Vision X: truck driver Alex’s journey in 2026
Offering customers such integrated solutions is the mission of the dynamic new CVO business unit, which was set up in early 2016. The idea is to have just one point of contact per customer – and to apply this principle across the entire Bosch product range. “We are a sales organization with integrated systems development, collaborating with all the relevant divisions,” says Johannes-Jörg Rüger, the CVO president. In the case of Vision X, this meant working with all internal parties to quickly define the various needs and requirements for the truck of the future. As Beer explains, “The technical solutions that we encounter on our journey with Alex are ones we have come up with in collaboration with internal partners.” Management and realization of the project was the responsibility of CVO.

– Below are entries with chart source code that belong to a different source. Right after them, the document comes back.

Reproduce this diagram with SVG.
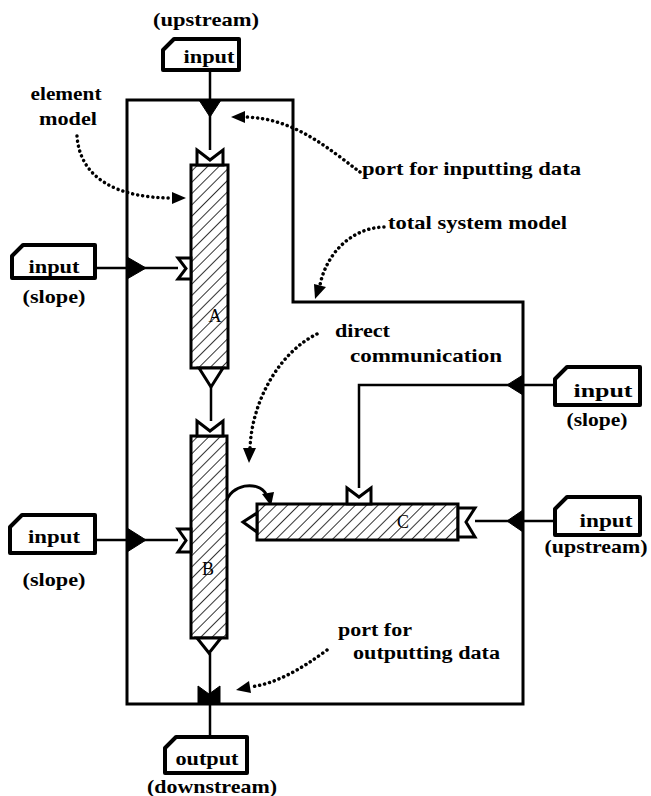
<svg xmlns="http://www.w3.org/2000/svg" width="651" height="796" viewBox="0 0 651 796">
<style>
.t{font-family:"Liberation Serif","Times New Roman",serif;font-weight:bold;font-size:19px;fill:#000}
.s{font-size:18px}
.lbl{font-family:"Liberation Serif","Times New Roman",serif;font-size:18px;fill:#000}
.box{fill:#fff;stroke:#000;stroke-width:4;stroke-linejoin:round}
.ln{fill:none;stroke:#000;stroke-width:2.5}
.sys{fill:none;stroke:#000;stroke-width:3}
.el{fill:url(#hatch);stroke:#000;stroke-width:3}
.port{fill:#fff;stroke:#000;stroke-width:3;stroke-linejoin:miter}
.blk{fill:#000;stroke:#000;stroke-width:1}
.dot{fill:none;stroke:#000;stroke-width:3.5;stroke-linecap:round;stroke-dasharray:0.1 5}
</style>
<defs>
<pattern id="hatch" patternUnits="userSpaceOnUse" width="8" height="8" patternTransform="rotate(45)">
<rect width="8" height="8" fill="#fff"/>
<line x1="0" y1="0" x2="0" y2="8" stroke="#000" stroke-width="1.6"/>
</pattern>
</defs>
<rect width="651" height="796" fill="#fff"/>

<g id="system-model">
<path class="sys" d="M127,100 H293 V302 H523 V704 H127 Z"/>
</g>

<g id="connectors">
<line class="ln" x1="210" y1="70" x2="210" y2="150"/>
<line class="ln" x1="211" y1="387" x2="211" y2="421"/>
<line class="ln" x1="210" y1="653" x2="210" y2="737"/>
<line class="ln" x1="95" y1="268" x2="178" y2="268"/>
<line class="ln" x1="95" y1="540" x2="178" y2="540"/>
<path class="ln" d="M555,385 H359 V488"/>
<line class="ln" x1="555" y1="521" x2="475" y2="521"/>
<path fill="none" stroke="#000" stroke-width="3" d="M226,503 C230,484 258,480 266,494"/>
<polygon fill="#000" points="262,494 274,492 271,506"/>
</g>

<g id="system-ports">
<polygon class="blk" points="199,100 221,100 210,117"/>
<polygon class="blk" points="127,257 127,279 146,268"/>
<polygon class="blk" points="127,528 127,552 146,540"/>
<polygon class="blk" points="523,375 523,395 507,385"/>
<polygon class="blk" points="523,510 523,532 507,521"/>
<polygon class="blk" points="198,686 209,694 220,686 220,704 198,704"/>
</g>

<g id="element-A">
<rect class="el" x="191" y="165" width="37" height="203"/>
<polygon class="port" points="197,150 210,160 223,150 223,165 197,165"/>
<polygon class="port" points="178,258 191,258 191,279 178,279 186,268.5"/>
<polygon class="port" points="199,368 223,368 211,387"/>
<text class="lbl" x="215" y="322" text-anchor="middle">A</text>
</g>

<g id="element-B">
<rect class="el" x="191" y="436" width="36" height="202"/>
<polygon class="port" points="197,421 210,431 223,421 223,436 197,436"/>
<polygon class="port" points="178,529 191,529 191,552 178,552 186,540.5"/>
<polygon class="port" points="197,638 221,638 209,653"/>
<text class="lbl" x="208" y="575" text-anchor="middle">B</text>
</g>

<g id="element-C">
<rect class="el" x="257" y="504" width="201" height="36"/>
<polygon class="port" points="347,488 359,497 371,488 371,504 347,504"/>
<polygon class="port" points="475,508 466,522 475,537 458,537 458,508"/>
<polygon class="port" points="243,522 257,513 257,532"/>
<text class="lbl" x="403" y="528" text-anchor="middle">C</text>
</g>

<g id="input-top">
<path class="box" d="M163,50 L174,39 H239 V70 H163 Z"/>
<text class="t" x="209" y="63" text-anchor="middle" textLength="51" lengthAdjust="spacingAndGlyphs">input</text>
<text class="t" x="206" y="26" text-anchor="middle" textLength="106" lengthAdjust="spacingAndGlyphs">(upstream)</text>
</g>

<g id="input-left-A">
<path class="box" d="M12,256 L23,245 H95 V278 H12 Z"/>
<text class="t" x="54" y="273" text-anchor="middle" textLength="51" lengthAdjust="spacingAndGlyphs">input</text>
<text class="t" x="54" y="303" text-anchor="middle" textLength="63" lengthAdjust="spacingAndGlyphs">(slope)</text>
</g>

<g id="input-left-B">
<path class="box" d="M10,527 L22,515 H95 V553 H10 Z"/>
<text class="t" x="54" y="543" text-anchor="middle" textLength="52" lengthAdjust="spacingAndGlyphs">input</text>
<text class="t" x="54" y="586" text-anchor="middle" textLength="63" lengthAdjust="spacingAndGlyphs">(slope)</text>
</g>

<g id="input-right-slope">
<path class="box" d="M555,379 L567,367 H640 V405 H555 Z"/>
<text class="t" x="603" y="397" text-anchor="middle" textLength="59" lengthAdjust="spacingAndGlyphs">input</text>
<text class="t" x="597" y="426" text-anchor="middle" textLength="61" lengthAdjust="spacingAndGlyphs">(slope)</text>
</g>

<g id="input-right-upstream">
<path class="box" d="M555,509 L567,497 H640 V535 H555 Z"/>
<text class="t" x="606" y="527" text-anchor="middle" textLength="53" lengthAdjust="spacingAndGlyphs">input</text>
<text class="t" x="596" y="553" text-anchor="middle" textLength="103" lengthAdjust="spacingAndGlyphs">(upstream)</text>
</g>

<g id="output-bottom">
<path class="box" d="M165,748 L176,737 H247 V773 H165 Z"/>
<text class="t" x="207" y="765" text-anchor="middle" textLength="63" lengthAdjust="spacingAndGlyphs">output</text>
<text class="t" x="212" y="793" text-anchor="middle" textLength="130" lengthAdjust="spacingAndGlyphs">(downstream)</text>
</g>

<g id="annotations">
<text class="t" x="66" y="100" text-anchor="middle" textLength="71" lengthAdjust="spacingAndGlyphs">element</text>
<text class="t" x="68" y="125" text-anchor="middle" textLength="58" lengthAdjust="spacingAndGlyphs">model</text>
<path class="dot" d="M77,136 C80,180 120,198 172,198"/>
<polygon fill="#000" points="186,198 172,192 172,204"/>

<text class="t" x="362" y="175" textLength="219" lengthAdjust="spacingAndGlyphs">port for inputting data</text>
<path class="dot" d="M360,172 C330,150 295,118 245,117"/>
<polygon fill="#000" points="231,117 245,111 245,123"/>

<text class="t" x="388" y="229" textLength="179" lengthAdjust="spacingAndGlyphs">total system model</text>
<path class="dot" d="M384,227 C350,228 326,255 320,285"/>
<polygon fill="#000" points="315,299 314,284 326,287"/>

<text class="t" x="335" y="337" textLength="55" lengthAdjust="spacingAndGlyphs">direct</text>
<text class="t" x="350" y="362" textLength="152" lengthAdjust="spacingAndGlyphs">communication</text>
<path class="dot" d="M317,334 C280,352 252,400 250,448"/>
<polygon fill="#000" points="249,463 243,448 256,448"/>

<text class="t s" x="338" y="636" textLength="74" lengthAdjust="spacingAndGlyphs">port for</text>
<text class="t s" x="353" y="659" textLength="147" lengthAdjust="spacingAndGlyphs">outputting data</text>
<path class="dot" d="M327,650 C300,670 275,684 250,687"/>
<polygon fill="#000" points="236,690 249,681 251,693"/>
</g>
</svg>
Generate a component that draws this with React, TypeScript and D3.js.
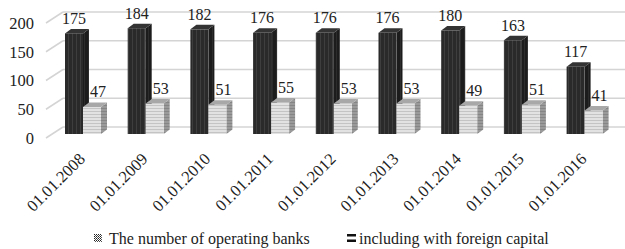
import React from "react";
import * as d3 from "d3";

const categories = ["01.01.2008", "01.01.2009", "01.01.2010", "01.01.2011", "01.01.2012", "01.01.2013", "01.01.2014", "01.01.2015", "01.01.2016"];
const operatingBanks = [175, 184, 182, 176, 176, 176, 180, 163, 117];
const foreignBanks = [47, 53, 51, 55, 53, 53, 49, 51, 41];
const yTicks = [0, 50, 100, 150, 200];
const seriesNames = ["The number of operating banks", "including with foreign capital"];

const W = 625;
const H = 249;
const font = "'Liberation Serif', 'Times New Roman', serif";

// 3d depth of the walls and of the bars
const wallDx = 17;
const wallDy = -11;
const barDx = 6;
const barDy = -4.5;
const barW = 18;

function Bar({ x, y0, y1, kind }: { x: number; y0: number; y1: number; kind: string }) {
  const front = kind === "dark" ? "url(#darkFront)" : "url(#lightFront)";
  const side = kind === "dark" ? "url(#darkSide)" : "url(#lightSide)";
  const top = kind === "dark" ? "#333" : "#a8a8a8";
  const topPts = [[x, y1], [x + barW, y1], [x + barW + barDx, y1 + barDy], [x + barDx, y1 + barDy]];
  const sidePts = [[x + barW, y1], [x + barW + barDx, y1 + barDy], [x + barW + barDx, y0 + barDy], [x + barW, y0]];
  return (
    <g>
      <polygon points={sidePts.map(p => p.join(",")).join(" ")} fill={side} />
      <rect x={x} y={y1} width={barW} height={y0 - y1} fill={front} />
      <polygon points={topPts.map(p => p.join(",")).join(" ")} fill={top} />
    </g>
  );
}

export default function App() {
  // front plane of the axis
  const x = d3.scaleBand().domain(categories).range([46, 46 + 9 * 62.7]).padding(0);
  const yFront = d3.scaleLinear().domain([0, 200]).range([138, 23]);
  const yBack = (v: number) => yFront(v) + wallDy;
  const yBar = d3.scaleLinear().domain([0, 200]).range([134, 19]);
  const txt = { fontFamily: font, fill: "#222" };

  return (
    <div style={{ position: "absolute", left: 0, top: 0 }}>
      <svg width={W} height={H} style={{ display: "block", background: "#fff" }}>
        <defs>
          <pattern id="darkFront" width="4" height="4" patternUnits="userSpaceOnUse">
            <rect width="4" height="4" fill="#2a2a2a" />
            <rect width="1" height="4" fill="#3e3e3e" />
          </pattern>
          <pattern id="darkSide" width="4" height="4" patternUnits="userSpaceOnUse">
            <rect width="4" height="4" fill="#1c1c1c" />
            <rect width="1" height="4" fill="#2c2c2c" />
          </pattern>
          <pattern id="lightFront" width="4" height="3" patternUnits="userSpaceOnUse">
            <rect width="4" height="3" fill="#e2e2e2" />
            <rect width="4" height="1" fill="#c4c4c4" />
          </pattern>
          <pattern id="lightSide" width="4" height="3" patternUnits="userSpaceOnUse">
            <rect width="4" height="3" fill="#9a9a9a" />
            <rect width="4" height="1" fill="#858585" />
          </pattern>
          <pattern id="legendDark" width="2" height="2" patternUnits="userSpaceOnUse">
            <rect width="2" height="2" fill="#fff" />
            <rect width="1" height="1" fill="#222" />
            <rect x="1" y="1" width="1" height="1" fill="#555" />
          </pattern>
        </defs>

        {/* gridlines: left wall and back wall */}
        {yTicks.map(t => (
          <g key={t} stroke="#d4d4d4" strokeWidth={1.5}>
            <line x1={46} y1={yFront(t)} x2={46 + wallDx} y2={yBack(t)} />
            <line x1={46 + wallDx} y1={yBack(t)} x2={W} y2={yBack(t)} />
          </g>
        ))}

        {/* y axis labels */}
        {yTicks.map(t => (
          <text key={t} x={34} y={yFront(t)} dy="0.35em" textAnchor="end" fontSize={16.5} style={txt}>{t}</text>
        ))}

        {/* bars */}
        {categories.map((c, i) => {
          const bx = (x(c) as number) + 19;
          return (
            <g key={c}>
              <Bar x={bx} y0={yBar(0)} y1={yBar(operatingBanks[i])} kind="dark" />
              <Bar x={bx + barW} y0={yBar(0)} y1={yBar(foreignBanks[i])} kind="light" />
              <text x={bx + barW / 2} y={yBar(operatingBanks[i]) + barDy - 5} textAnchor="middle" fontSize={16} style={txt}>{operatingBanks[i]}</text>
              <text x={bx + barW * 1.5 + 6} y={yBar(foreignBanks[i]) + barDy - 5} textAnchor="middle" fontSize={16} style={txt}>{foreignBanks[i]}</text>
            </g>
          );
        })}

        {/* x axis labels */}
        {categories.map(c => {
          const ax = (x(c) as number) + 40;
          const ay = 160;
          return (
            <text key={c} x={ax} y={ay} textAnchor="end" fontSize={16.5} style={txt} transform={`rotate(-45, ${ax}, ${ay})`}>{c}</text>
          );
        })}

        {/* legend */}
        <rect x={94} y={234} width={8} height={8} fill="url(#legendDark)" />
        <text x={109} y={238} dy="0.35em" fontSize={16} style={txt}>{seriesNames[0]}</text>
        <rect x={347} y={234} width={9} height={2.5} fill="#111" />
        <rect x={347} y={239.5} width={9} height={2.5} fill="#111" />
        <text x={359} y={238} dy="0.35em" fontSize={16} style={txt}>{seriesNames[1]}</text>
      </svg>
    </div>
  );
}
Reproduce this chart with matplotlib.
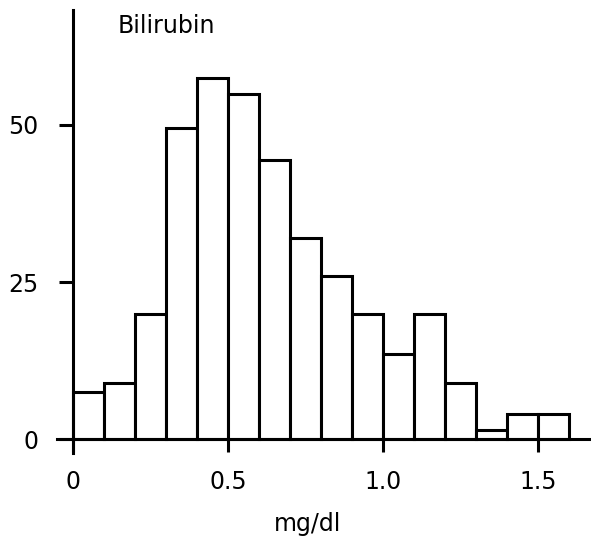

The joint Genius Cab project
The business unit is good at collaborating across organizational boundaries, as it demonstrated at the bauma 2016 trade fair in Munich – in this case with the Drive and Control Technology division. But it is equally good at collaborating with partners from outside the company, as the joint Genius Cab project shows. This driver’s cab of the future for construction and agricultural machinery was realized in cooperation with external partners. Within the project, the goal was to maximize system integration as well as reduce development time and costs by efficiently leveraging synergy effects. “Each participant proposed innovations in a transparent process – with as few contracts as possible,” says the CVO project manager Katharina Axtmann. The elements Bosch contributed included the core of the electronic concept (the body computer), the direct wiper drive, side-view mirror replacement displays, and ultrasonic sensors. This integrated approach provides a host of benefits for customers, including increased security, maximum user-friendliness, a relaxed driving experience, and improved maintenance.
The Vision X concept truck and the Genius Cab driver’s cab are beacon projects of the new Commercial-Vehicle and Off-Road business unit. It focuses on integrated solutions and on presenting a single point of contact for the entire Bosch product range.